Pitts played college football back in southern California at UCLA under head coach Terry Donahue. Following his senior season in 1984, he played in the Japan Bowl in January, where he intercepted a Mike Tomczak pass late in the game and returned it 99 yards for a touchdown to seal the win for the West team.

==Playing career==
Pitts was selected in the seventh round of the 1985 NFL draft and had a brief playing career in which he played for the Buffalo Bills and the Green Bay Packers. Injured in his first mini-camp, he missed the 1985 season. From 1986 to 1990, Pitts played 66 games at defensive back, starting six times. He had seven career interceptions. One of Pitts's interceptions came off of San Francisco 49ers hall of famer Jerry Rice. In December 1988, he returned a punt for a touchdown against the Phoenix Cardinals.

==Broadcasting career==
After retiring as a player, Pitts pursued a career in broadcasting. Pitts first joined the newly-formed Fox Sports in 1994. Pitts served as an analyst alongside Kenny Albert (1994), Thom Brennaman (1995–1997) and Ray Bentley (1998–2000). Then, in 2001, Pitts was promoted to lead sideline reporter for the final season of the Pat Summerall and John Madden pairing. Pitts was then placed back into the booth calling play-by-play of games working alongside Dwight Clark(2002), Marv Levy (2002), John Jurkovic (2002), Dave Krieg (2002), Tim Ryan (2003–2005), Terry Donahue (2006), J.C. Pearson (2006), Jesse Palmer (2006), Tony Boselli (2007–2008), John Lynch (2009–2010), Jim Mora (2011) & Mike Martz (2012). Following 19 years calling games as analyst, sideline reporter & play-by-play announcer, Pitts left Fox Sports following the 2012 NFL season and was later replaced by Kevin Burkhardt. He also co-hosted Under the Helmet (a weekly E/I program full of NFL-related segments for younger viewers) and former Fox Sports Net programs Total Access (whose name was later adopted by NFL Network for its own newscast) and Hardcore Football.

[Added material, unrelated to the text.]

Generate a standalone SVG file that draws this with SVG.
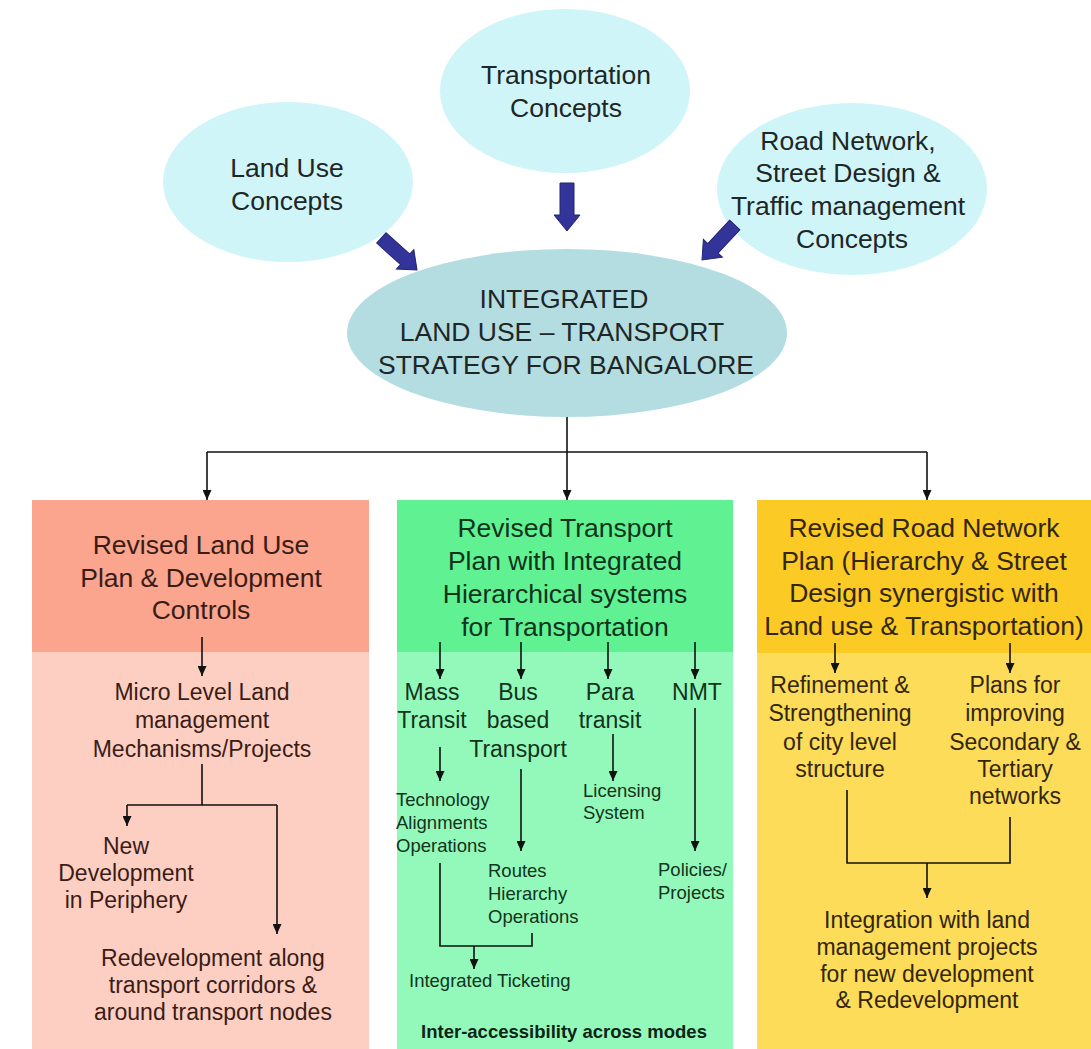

Earlier in his broadcasting career, Pitts worked as a college football analyst for ABC Sports and a correspondent for Black Entertainment Television. In 2014, Pitts joined CBS Sports Network as a play-by-play announcer doing a limited number of games

===Acting career===
Pitts also had a cameo as a sports commentator in the film Hot Shots! Part Deux. He also appears as an alternate version of himself during the "Eggheads" episode of the American TV series Sliders. He is also mentioned in the 1984 Alex Cox movie Repo Man, in a college football radio broadcast heard in the background as the robbers bungle their way out of a store and just before the main characters walk in. He played a TV Reporter in a speaking role in the 1996 film The Birdcage.

Pitts' voice was featured as an announcer in Microsoft's NFL Fever, a football video game for the original Xbox.

In 2008, Pitts was hired to host a new show on the Discovery Channel named Destroyed In Seconds. The show features video clips of disasters, accidents, and other destructive events, both natural and man-made.

==Personal life==
His father, Elijah Pitts (1938–1998), was a running back for the Packers and was part of all five NFL championship teams under Lombardi, including the first two Super Bowls. Ron Pitts is mentioned briefly as one of several players' children who visited the Packers' locker room in Jerry Kramer's diary of the 1967 season, Instant Replay.

He has two sons named Lee and Shea, who both currently play college football.

His older son, Lee Pitts, is a defensive back at Azusa Pacific University, while his younger son, Shea Pitts, is a defensive back at his father's alma mater UCLA. Shea wears #47, as his Father did, at UCLA.

His sister, Kimberly R. Pitts, DO, is a former power lifter and a physician in Southeast Texas.